A federal indictment accuses Charles Donohoe of conspiring to block Congress from certifying electoral votes.
The 33-year-old was arrested in Kernersville on Wednesday and has since appeared in federal court in Winston-Salem.
Several North Carolinians associated with different insurrectionary movements have been charged in the federal conspiracy case.
An Elon University professor has been documenting different hate groups and extremists for years. Anthony Crider’s lens has captured the various groups’ movements across the state.
“Over the past few years and especially over the summer and the weeks leading up there were trial runs leading up to, what would be for many of them, this finale,” Crider said.

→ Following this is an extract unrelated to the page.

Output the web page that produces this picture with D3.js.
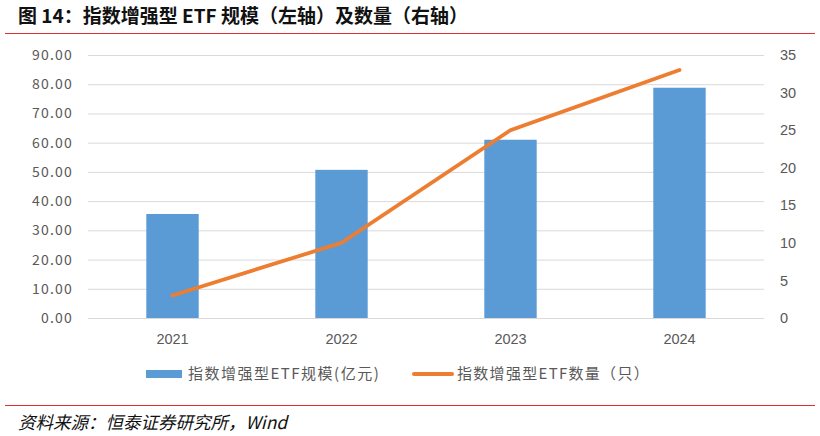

Last November, Crider witnessed a demonstration attended by the Proud Boys in Raleigh.
“The Proud Boys are centered on the notion of sort of supporting Western culture, but also to some degree being misogynistic,” Crider said.
Several members of the Proud Boys have been charged with conspiracy in the deadly attacks on the Capitol, including Donohoe who faces six counts.
Court papers allege he communicated with other members using encrypted messaging apps to coordinate the Jan. 6 attack.
“We sort of have this perfect storm of events that leads them to find something to unite around and, in this case, it was that myth that the election was stolen, and they were the only one that could keep Trump in office somehow,” Crider said.
Since the insurrection, more reports of the Proud Boys splintering have surfaced. Crider says although the group has been relatively quiet, it doesn’t mean they’re gone for good.
“They are afraid of being arrested, they are not showing up on the street corners that sort of thing, but they are still out there, and it doesn’t mean that they’ll be quiet forever,” Crider said.
Donohoe was still being held at the Forsyth County jail with no bond as of Friday night, according to the sheriff’s office.